Pedro Abio se ocupó de presentarme, de presentarnos, al hombre que estaba en escena, yo mismo, y al que flotaba sobre nosotros, el poeta sobre el que recaía la ofrenda. Nos habló de las musas, de Orfeo, ¡con lo mucho que Antonio escribió y dijo sobre Orfeo!, de la inspiración y de todo, porque no omitió nada de importancia capital.

Tras la ceremonia nos adentraron en una cueva, en un sótano que recordaba a un pesebre. Y no porque las profundidades del Centro Cívico Fernández Molina carezcan de higiene, sino porque en esas entrañas se aloja un belén con cabras que remontan montañas, perros que olfatean las esquinas, gatos que duermen sobre las tejas y un palacio de Herodes con soldados, ¡incluso con Sagrada Familia! Según el Concejal de Cultura, en el futuro esa estancia acogerá una exposición permanente con la obra plástica de Fernández Molina. A continuación nos descubrieron una auténtica joya en la plaza de San Antonio, en el antiguo colegio de la Compañía de Jesús. Al parecer el pintor Luis Marín Bosqued, exiliado en México desde la guerra civil hasta los años 70, cedió una buena parte de su obra para conformar el museo que hoy se visita.
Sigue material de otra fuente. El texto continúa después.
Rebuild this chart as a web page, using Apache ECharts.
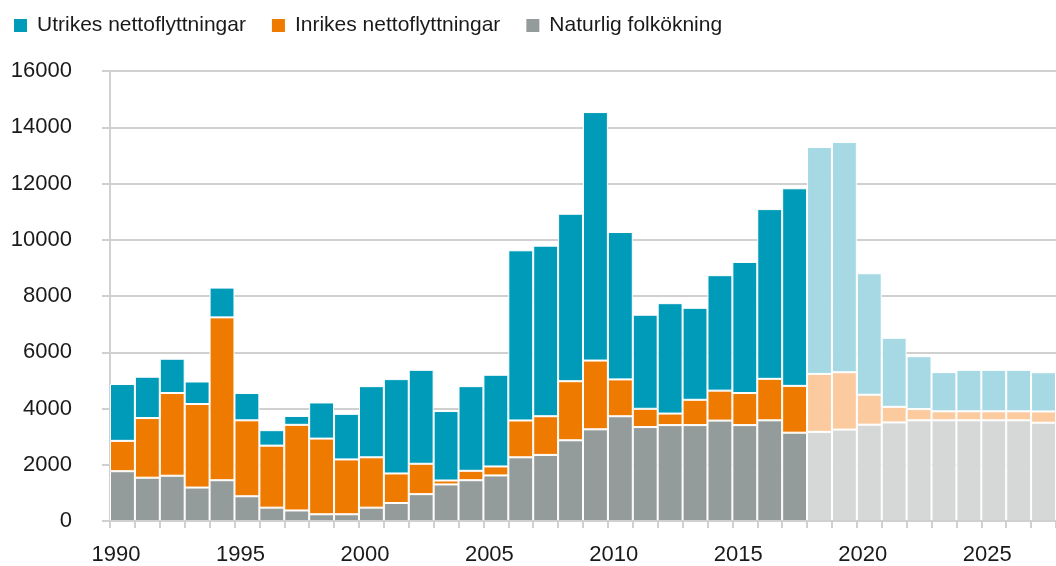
<!DOCTYPE html>
<html>
<head>
<meta charset="utf-8">
<script src="https://cdn.jsdelivr.net/npm/echarts@6/dist/echarts.min.js"></script>
<style>
  html, body { margin: 0; padding: 0; background: #fff; }
  #chart { width: 1056px; height: 566px; }
</style>
</head>
<body>
<div id="chart"></div>
<script>
const years = ['1990','1991','1992','1993','1994','1995','1996','1997','1998','1999',
  '2000','2001','2002','2003','2004','2005','2006','2007','2008','2009',
  '2010','2011','2012','2013','2014','2015','2016','2017','2018','2019',
  '2020','2021','2022','2023','2024','2025','2026','2027'];
const firstForecastYear = '2018';

const naturlig = [1770,1540,1610,1190,1450,880,475,375,240,240,
  475,640,955,1300,1450,1620,2265,2350,2870,3260,
  3725,3340,3410,3410,3570,3410,3580,3140,3170,3250,
  3425,3505,3580,3580,3580,3580,3580,3495];
const inrikes = [1080,2120,2940,2970,5790,2700,2205,3045,2690,1950,
  1790,1050,1080,140,335,320,1310,1375,2100,2445,
  1310,650,410,900,1065,1140,1475,1665,2060,2040,
  1065,555,400,320,320,320,320,400];
const utrikes = [2020,1470,1220,800,1060,970,550,315,1285,1620,
  2530,3355,3340,2470,3010,3260,6050,6065,5955,8835,
  5240,3345,3925,3270,4105,4660,6035,7025,8070,8185,
  4320,2455,1880,1395,1475,1475,1475,1395];

const seriesNames = ['Utrikes nettoflyttningar','Inrikes nettoflyttningar','Naturlig folkökning'];
const darkColors = { utr: '#009bb8', inr: '#ef7a00', nat: '#939c9a' };
const lightColors = { utr: '#a6d9e4', inr: '#fbcb9f', nat: '#d6d7d7' };

const FONT = '"Liberation Sans", Arial, sans-serif';
const AXIS_COLOR = '#d0d0d0';

function build(values, key) {
  const fIdx = years.indexOf(firstForecastYear);
  return values.map((v, i) => i >= fIdx
    ? { value: v, itemStyle: { color: lightColors[key] } }
    : v);
}

const chart = echarts.init(document.getElementById('chart'), null, { renderer: 'canvas' });
chart.setOption({
  animation: false,
  backgroundColor: '#fff',
  textStyle: { fontFamily: FONT },
  legend: {
    data: seriesNames,
    left: 12,
    top: 15,
    icon: 'rect',
    itemWidth: 15,
    itemHeight: 15,
    itemGap: 24,
    padding: 0,
    textStyle: { fontFamily: FONT, fontSize: 21, color: '#1a1a1a', padding: [0, 0, 0, 4] }
  },
  grid: { left: 110, right: -8, top: 71, bottom: 43, containLabel: false },
  xAxis: {
    type: 'category',
    data: years,
    z: 3,
    axisLine: { lineStyle: { color: AXIS_COLOR, width: 2 } },
    axisTick: { show: true, interval: 0, length: 7, lineStyle: { color: AXIS_COLOR, width: 2 } },
    axisLabel: {
      interval: (i, v) => Number(v) % 5 === 0,
      fontFamily: FONT, fontSize: 22, color: '#1a1a1a',
      margin: 23, padding: [0, 13, 0, 0]
    },
    splitLine: { show: false }
  },
  yAxis: {
    type: 'value',
    min: 0, max: 16000, interval: 2000,
    axisLine: { show: true, lineStyle: { color: AXIS_COLOR, width: 2 } },
    axisTick: { show: true, length: 8, lineStyle: { color: AXIS_COLOR, width: 2 } },
    axisLabel: { fontFamily: FONT, fontSize: 22, color: '#1a1a1a', margin: 38,
      formatter: v => String(v) },
    splitLine: { lineStyle: { color: AXIS_COLOR, width: 2 } }
  },
  series: [
    { name: seriesNames[2], type: 'bar', stack: 'total', barCategoryGap: 0,
      itemStyle: { color: darkColors.nat, borderColor: '#fff', borderWidth: 1 },
      data: build(naturlig, 'nat') },
    { name: seriesNames[1], type: 'bar', stack: 'total', barCategoryGap: 0,
      itemStyle: { color: darkColors.inr, borderColor: '#fff', borderWidth: 1 },
      data: build(inrikes, 'inr') },
    { name: seriesNames[0], type: 'bar', stack: 'total', barCategoryGap: 0,
      itemStyle: { color: darkColors.utr, borderColor: '#fff', borderWidth: 1 },
      data: build(utrikes, 'utr') }
  ]
});
</script>
</body>
</html>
En efecto, el paseo por Alagón merecería la pena sólo fuera esta muestra permanente.

Si no me equivoco Antonio Fernández Molina escribió en alguna ocasión sobre este pintor y , si no recuerdo mal, uno de esos textos lo incluyó en su libro póstuma Vientos en la veleta. Por cierto, me impresionaron los lienzos José Luis Marín de L’Hotellerie, hijo de Marín Bosqued. Si la memoria no me falla la pared dedicada a los lienzos de este artista resulta del todo impactante, con un estilo que recuerda al "realismo mágico" hispanoamericano próximo a pintores como Xul Solar, o a otros artistas, también hispanoamericanos, que, aunque adscritos al surrealismo, idearon unos mundos próximos a los que contemplaba. Quise llevarme dos o tres lienzos a casa pero las autoridades, inexplicablemente, no parecían conformes con mi propuesta. En este museo también se conserva un cuadro, nada desdeñable, de Sorolla.

Tras tanta sorpresa y la conversación siempre amena de Carlos Sierra nos despedimos de Alagón todos con un retrato de Antonio Fernández Molina tatuado en la frente.

 

1 comentario

Musa Rella -

Los retratos tatuados en la frente provocan una cierta emoción fotogénica en lo que se escribe.